Bercengkerama di tempat kerja, obrolan-obrolan di kantin memang suatu langkah awal untuk hubungan baik. Namun ini tidak menjamin tiadanya gejala ‘silo’, yaitu ego sektoral yang bisa saja dilandasi ketegangan untuk memprioritaskan kepentingan divisi atau tugasnya dahulu tanpa menengok kiri kanan, dan tanpa melihat pekerjaan sebagai suatu rangkaian.

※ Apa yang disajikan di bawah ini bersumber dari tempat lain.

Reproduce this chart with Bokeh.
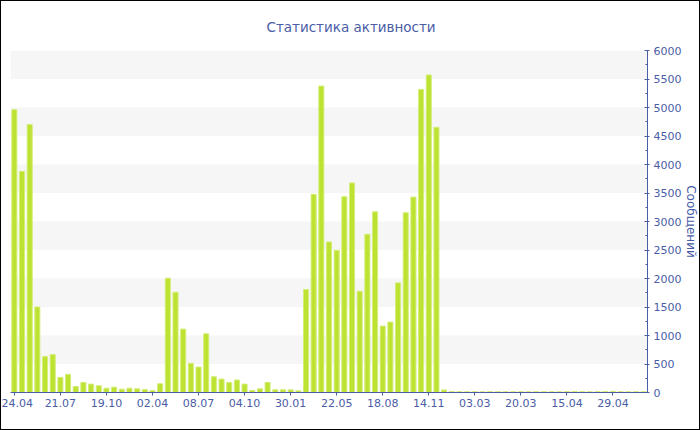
from bokeh.plotting import figure
from bokeh.models import Range1d, FixedTicker
from bokeh.embed import file_html
from bokeh.resources import INLINE

BAR_VALUES = [
    4960, 3880, 4700, 1500, 630, 665, 265, 318, 106, 176,
    147, 118, 76, 94, 59, 76, 65, 53, 35, 153,
    2006, 1759, 1112, 512, 447, 1029, 276, 235, 176, 220,
    147, 35, 65, 176, 47, 47, 47, 29, 1806, 3476,
    5376, 2641, 2494, 3435, 3676, 1776, 2776, 3170, 1165, 1235,
    1923, 3153, 3429, 5317, 5570, 4653, 45, 18, 16, 14,
    15, 13, 16, 15, 14, 13, 15, 14, 16, 15,
    14, 13, 18, 20, 17, 14, 16, 19, 20, 15,
    14, 15, 14,
]
TICK_LABELS = ["24.04", "21.07", "19.10", "02.04", "08.07", "04.10", "30.01",
               "22.05", "18.08", "14.11", "03.03", "20.03", "15.04", "29.04"]
TICK_STEP = 6
Y_MAX = 6000
Y_STEP = 500

BLUE = "#4a5da6"
FONT = "DejaVu Sans"

xs = list(range(len(BAR_VALUES)))
tick_pos = [i * TICK_STEP for i in range(len(TICK_LABELS))]

p = figure(width=700, height=430, output_backend="svg", toolbar_location=None,
           x_range=Range1d(-0.5, len(BAR_VALUES) - 0.5), y_range=Range1d(0, Y_MAX),
           y_axis_location="right",
           min_border_left=9, min_border_right=48, min_border_top=49, min_border_bottom=39,
           title="Статистика активности")
p.outline_line_color = None
p.background_fill_color = "white"
p.border_fill_color = "white"
p.styles = {"border": "1px solid black", "box-sizing": "border-box"}

p.title.text_font = FONT
p.title.text_font_size = "13.5px"
p.title.text_font_style = "normal"
p.title.text_color = BLUE
p.title.align = "left"
p.title.offset = 256
p.title.standoff = 30
p.title.vertical_align = "middle"

p.vbar(x=xs, top=BAR_VALUES, width=0.66, bottom=0,
       fill_color="#bde231", line_color="#d3ee78", line_width=1)

# grid bands
p.xgrid.visible = False
p.ygrid.grid_line_color = None
p.ygrid.band_fill_color = "#f6f6f6"
p.ygrid.band_fill_alpha = 1.0

yax = p.yaxis[0]
yax.ticker = FixedTicker(ticks=list(range(0, Y_MAX + 1, Y_STEP)),
                         minor_ticks=list(range(0, Y_MAX + 1, Y_STEP // 2)))
yax.axis_label = "Сообщений"
yax.axis_label_text_font = FONT
yax.axis_label_text_font_size = "12px"
yax.axis_label_text_font_style = "normal"
yax.axis_label_text_color = BLUE
yax.axis_label_standoff = 0
yax.major_label_text_font = FONT
yax.major_label_text_font_size = "11px"
yax.major_label_text_color = BLUE
yax.major_label_standoff = 4
yax.axis_line_color = BLUE
yax.major_tick_line_color = BLUE
yax.minor_tick_line_color = BLUE
yax.major_tick_in = 3
yax.major_tick_out = 2
yax.minor_tick_in = 2
yax.minor_tick_out = 0

xax = p.xaxis[0]
xax.ticker = FixedTicker(ticks=tick_pos)
xax.major_label_overrides = {pos: lab for pos, lab in zip(tick_pos, TICK_LABELS)}
xax.major_label_text_font = FONT
xax.major_label_text_font_size = "11px"
xax.major_label_text_color = BLUE
xax.major_label_standoff = 3
xax.axis_line_color = BLUE
xax.major_tick_line_color = BLUE
xax.major_tick_in = 0
xax.major_tick_out = 3
xax.minor_tick_line_color = None

open("out.html", "w").write(file_html(p, INLINE))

Motivasi untuk menang dan bekerja secara sempurna, mencapai KPI (Key Performance Indicators),  tetap harus dibarengi dengan kesadaran bahwa sektor lain juga perlu dipertimbangkan, ‘well-informed’, dan harmonis.  ‘Entity ownership’  secara keseluruhan memang harus dijaga terus, karena bekerja keras juga tidak akan ada hasilnya bila kesuksesan tercapai sepotong-sepotong. Ini bukan berarti bahwa kita mengabaikan konflik kepentingan yang memang akan selalu terjadi. Justru bekerja keras perlu dimaknai sebagai kegemaran berubah, memodifikasi keadaan bersama, serta tidak lekas frustrasi dengan keadaan yang sulit dan bertentangan. Kita bahkan perlu berjuang agar bagian atau sektor lain well-informed seperti halnya kita juga  perlu rajin mencari informasi. Kerja keras berarti  membangun kekuatan berkomunikasi, menjaga kejernihannya, dan bertukar informasi sebanyak-banyaknya. Hanya dengan kondisi ini , 'bad news‘ ataupun kesulitan dapat ditanggulangi bersama. 

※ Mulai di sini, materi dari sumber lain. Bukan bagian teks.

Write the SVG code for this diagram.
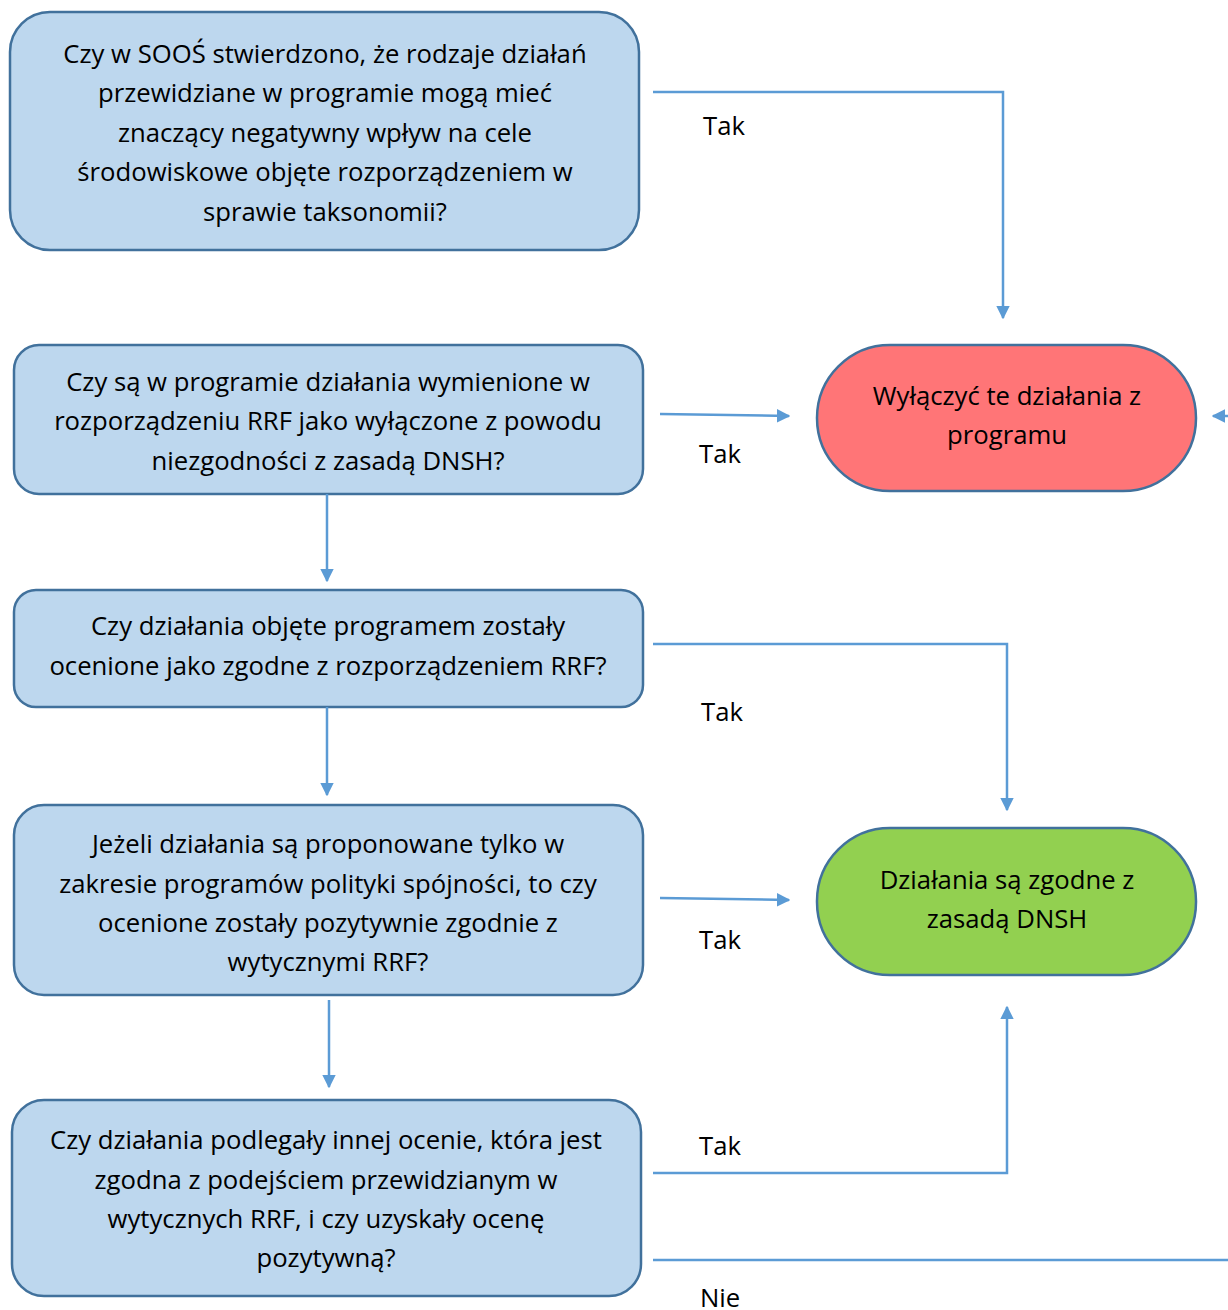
<svg xmlns="http://www.w3.org/2000/svg" width="1228" height="1310" viewBox="0 0 1228 1310">
<defs>
<marker id="arr" viewBox="0 0 10 10" refX="9" refY="5" markerWidth="5.5" markerHeight="5.5" orient="auto" markerUnits="strokeWidth">
<path d="M0,0 L10,5 L0,10 z" fill="#5B9BD5"/>
</marker>
<style>
.q{fill:#BDD7EE;stroke:#41719C;stroke-width:2.5}
.red{fill:#FF7577;stroke:#41719C;stroke-width:2.5}
.green{fill:#92D050;stroke:#41719C;stroke-width:2.5}
text{font-family:"Open Sans","Liberation Sans",sans-serif;font-size:25.7px;fill:#000}
.c{text-anchor:middle}
.ln{fill:none;stroke:#5B9BD5;stroke-width:2.5}
</style>
</defs>
<rect width="1228" height="1310" fill="#fff"/>

<g id="n1">
<rect class="q" x="10" y="12" width="629" height="238" rx="40"/>
<text class="c" x="325" y="63">Czy w SOOŚ stwierdzono, że rodzaje działań</text>
<text class="c" x="325" y="102">przewidziane w programie mogą mieć</text>
<text class="c" x="325" y="142">znaczący negatywny wpływ na cele</text>
<text class="c" x="325" y="181">środowiskowe objęte rozporządzeniem w</text>
<text class="c" x="325" y="221">sprawie taksonomii?</text>
</g>

<g id="n2">
<rect class="q" x="14" y="345" width="629" height="149" rx="25"/>
<text class="c" x="328" y="391">Czy są w programie działania wymienione w</text>
<text class="c" x="328" y="430">rozporządzeniu RRF jako wyłączone z powodu</text>
<text class="c" x="328" y="470">niezgodności z zasadą DNSH?</text>
</g>

<g id="n3">
<rect class="q" x="14" y="590" width="629" height="117" rx="22"/>
<text class="c" x="328" y="635">Czy działania objęte programem zostały</text>
<text class="c" x="328" y="675">ocenione jako zgodne z rozporządzeniem RRF?</text>
</g>

<g id="n4">
<rect class="q" x="14" y="805" width="629" height="190" rx="30"/>
<text class="c" x="328" y="853">Jeżeli działania są proponowane tylko w</text>
<text class="c" x="328" y="893">zakresie programów polityki spójności, to czy</text>
<text class="c" x="328" y="932">ocenione zostały pozytywnie zgodnie z</text>
<text class="c" x="328" y="971">wytycznymi RRF?</text>
</g>

<g id="n5">
<rect class="q" x="12" y="1100" width="629" height="196" rx="32"/>
<text class="c" x="326" y="1149">Czy działania podlegały innej ocenie, która jest</text>
<text class="c" x="326" y="1189">zgodna z podejściem przewidzianym w</text>
<text class="c" x="326" y="1228">wytycznych RRF, i czy uzyskały ocenę</text>
<text class="c" x="326" y="1267">pozytywną?</text>
</g>

<g id="exclude">
<rect class="red" x="817" y="345" width="379" height="146" rx="73"/>
<text class="c" x="1007" y="405">Wyłączyć te działania z</text>
<text class="c" x="1007" y="444">programu</text>
</g>

<g id="compliant">
<rect class="green" x="817" y="828" width="379" height="147" rx="73"/>
<text class="c" x="1007" y="889">Działania są zgodne z</text>
<text class="c" x="1007" y="928">zasadą DNSH</text>
</g>

<g id="connectors">
<polyline class="ln" points="653,92 1003,92 1003,318" marker-end="url(#arr)"/>
<line class="ln" x1="660" y1="414" x2="789" y2="416" marker-end="url(#arr)"/>
<line class="ln" x1="327" y1="494" x2="327" y2="581" marker-end="url(#arr)"/>
<polyline class="ln" points="653,644 1007,644 1007,810" marker-end="url(#arr)"/>
<line class="ln" x1="327" y1="707" x2="327" y2="795" marker-end="url(#arr)"/>
<line class="ln" x1="660" y1="898" x2="789" y2="900" marker-end="url(#arr)"/>
<line class="ln" x1="329" y1="1000" x2="329" y2="1087" marker-end="url(#arr)"/>
<polyline class="ln" points="653,1173 1007,1173 1007,1007" marker-end="url(#arr)"/>
<line class="ln" x1="653" y1="1260" x2="1228" y2="1260"/>
<line class="ln" x1="1240" y1="416" x2="1213" y2="416" marker-end="url(#arr)"/>
</g>

<g id="labels">
<text class="c" x="724" y="135">Tak</text>
<text class="c" x="720" y="463">Tak</text>
<text class="c" x="722" y="721">Tak</text>
<text class="c" x="720" y="949">Tak</text>
<text class="c" x="720" y="1155">Tak</text>
<text class="c" x="720" y="1307">Nie</text>
</g>
</svg>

Kerja keras dan ‘menerjang’ 

Kita tahu beberapa tokoh yang pemberani yang tidak ada ‘matinya’ mencapai target, dan melakukan  pembenahan. Menteri Kelautan dan Perikanan kita mengawali perjuangannya sebagai seorang pengepul ikan yang gigih dari pantai selatan Jawa Barat. Dengan pesawat pribadinya, tanggal 27 Desember 2014, sehari setelah bencana tsunami melanda Aceh, Susi Pujiastuti adalah orang pertama dari luar yang menembus lokasi tsunami.  Berawal dari niat tulus untuk membantu transportasi bantuan kemanusiaan, pesawatnya kemudian disewa oleh sejumlah lembaga donor, yang akhirnya membuat nama Susi Air menjadi brand untuk transportasi yang menembus daerah terisolir. 

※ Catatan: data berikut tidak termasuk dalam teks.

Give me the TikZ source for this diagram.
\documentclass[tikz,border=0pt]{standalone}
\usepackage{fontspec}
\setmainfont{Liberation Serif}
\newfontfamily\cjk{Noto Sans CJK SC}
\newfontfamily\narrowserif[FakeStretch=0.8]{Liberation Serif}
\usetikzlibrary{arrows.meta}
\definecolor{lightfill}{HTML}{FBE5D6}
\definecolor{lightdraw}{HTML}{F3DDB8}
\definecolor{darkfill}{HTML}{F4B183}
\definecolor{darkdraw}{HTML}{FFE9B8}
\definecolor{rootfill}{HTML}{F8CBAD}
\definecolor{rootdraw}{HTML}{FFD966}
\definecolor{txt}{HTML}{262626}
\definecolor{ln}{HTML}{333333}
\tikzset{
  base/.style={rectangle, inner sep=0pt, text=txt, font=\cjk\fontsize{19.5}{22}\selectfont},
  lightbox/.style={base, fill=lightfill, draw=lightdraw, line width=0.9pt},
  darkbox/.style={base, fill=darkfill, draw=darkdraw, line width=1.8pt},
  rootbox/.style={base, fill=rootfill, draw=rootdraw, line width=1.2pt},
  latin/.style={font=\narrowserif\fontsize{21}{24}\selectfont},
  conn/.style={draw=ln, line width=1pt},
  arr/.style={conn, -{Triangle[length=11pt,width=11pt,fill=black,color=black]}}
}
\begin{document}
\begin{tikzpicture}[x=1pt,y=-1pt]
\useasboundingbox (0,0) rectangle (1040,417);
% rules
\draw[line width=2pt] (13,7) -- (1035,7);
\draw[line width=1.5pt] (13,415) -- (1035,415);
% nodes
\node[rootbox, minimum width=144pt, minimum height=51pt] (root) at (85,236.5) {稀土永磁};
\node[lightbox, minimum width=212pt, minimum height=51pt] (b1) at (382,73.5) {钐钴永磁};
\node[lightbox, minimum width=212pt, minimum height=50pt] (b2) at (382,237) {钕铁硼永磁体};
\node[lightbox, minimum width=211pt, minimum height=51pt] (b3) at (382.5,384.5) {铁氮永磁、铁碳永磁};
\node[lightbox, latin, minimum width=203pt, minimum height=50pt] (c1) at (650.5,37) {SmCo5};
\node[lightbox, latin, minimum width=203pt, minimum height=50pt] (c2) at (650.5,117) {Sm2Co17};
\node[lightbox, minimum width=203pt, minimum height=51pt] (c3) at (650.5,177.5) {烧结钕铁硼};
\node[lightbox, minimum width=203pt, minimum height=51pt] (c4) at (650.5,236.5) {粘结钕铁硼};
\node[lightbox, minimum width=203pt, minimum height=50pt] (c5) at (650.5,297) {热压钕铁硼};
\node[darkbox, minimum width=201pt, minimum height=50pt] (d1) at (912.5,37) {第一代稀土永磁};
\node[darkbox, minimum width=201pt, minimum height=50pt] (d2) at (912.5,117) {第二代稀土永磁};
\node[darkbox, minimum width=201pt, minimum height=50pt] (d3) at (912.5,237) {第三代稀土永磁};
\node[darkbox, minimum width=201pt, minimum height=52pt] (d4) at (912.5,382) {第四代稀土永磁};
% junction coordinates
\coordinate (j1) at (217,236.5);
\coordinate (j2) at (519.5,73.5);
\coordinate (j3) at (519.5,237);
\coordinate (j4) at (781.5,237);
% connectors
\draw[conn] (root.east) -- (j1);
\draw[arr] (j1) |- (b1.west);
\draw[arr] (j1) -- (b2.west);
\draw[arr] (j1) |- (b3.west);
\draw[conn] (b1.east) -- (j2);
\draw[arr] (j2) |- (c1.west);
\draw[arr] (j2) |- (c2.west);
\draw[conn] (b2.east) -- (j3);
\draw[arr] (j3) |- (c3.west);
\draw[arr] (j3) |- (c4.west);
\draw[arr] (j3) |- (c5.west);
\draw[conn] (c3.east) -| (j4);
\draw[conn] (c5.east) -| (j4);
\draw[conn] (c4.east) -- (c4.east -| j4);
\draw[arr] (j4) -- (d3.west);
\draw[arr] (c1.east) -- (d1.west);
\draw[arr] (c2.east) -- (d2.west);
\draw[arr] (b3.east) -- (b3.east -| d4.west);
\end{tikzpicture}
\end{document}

Susi adalah salah satu orang yang mampu berpikir ‘out-of the box’, bertindak cepat, dan mampu mengubah kesulitan menjadi peluang. Di Aceh, kedatangan bantuan Susi bahkan ini jauh lebih cepat dari pemerintah dan organisasi lainnya.  Untuk menjadi organisasi yang terdepan, bangsa yang maju, semua orang perlu bersikap pantang menyerah seperti itu.. Semua orang harus berpacu dan mempunyai unstoppable mindset. Kita tidak bisa lagi beranggapan bahwa kita harus berhenti untuk berpikir sejenak bila melihat halangan dan resistensi. Kita dikejar waktu.   Kitalah yang harus berpikir bahwa diri kita memang tidak bisa distop. Saat sekarang,  tidak bisa tidak,  kita mengubah diri kita menjadi orang yang obsesif terhadap  kesempurnaan. Kita memerlukan hal ini untuk menjaga mental kita. Kita memerlukan self-respect, self-image, dan personal motivation yang meroket dan tidak setengah-setengah. Bila tidak demikian,  kita hanya terjebak ke arah pesimisme. Untuk menerjang maju ini, modal yang harus kita perhitungkan justru adalah kekuatan kita. Apa yang menyebabkan kita sukses sampai hari ini kita gandakan sebagai amunisi di kemudian hari. Hasil penelitian mengatakan bahwa bila individu diminta menyebutkan kualitas pribadinya, maka biasanya ia menjabarkan hanya 1 kekuatan berbanding 5 kelemahan.  Jadi memang sangat manusiawi bila kita terfokus pada kelemahan. Barangkali ini latar belakang mengapa sosial media lebih banyak berisi cercaan dan kecaman  daripada hal-hal yang mendorong untuk maju. Tengok Ibu Susi, betapa ia menjadi sasaran empuk untuk dicerca pasca pengumuman kabinet dan seketika para pencerca sepertinya lupa pada segudang prestasinya. Apa yang bisa dilakukan beliau ? Satu hal pasti adalah menerjang dan membuktikan, terutama pada diri sendiri, bahwa amunisi yang sudah ditabung selama ini, bisa dimanfaatkannya dalam porsi yang lebih besar, dan untuk kepentingan orang lebih banyak. Kita memang perlu bekerja keras , menerjang, bekerjasama , dan memperhatikan ‘deadline’.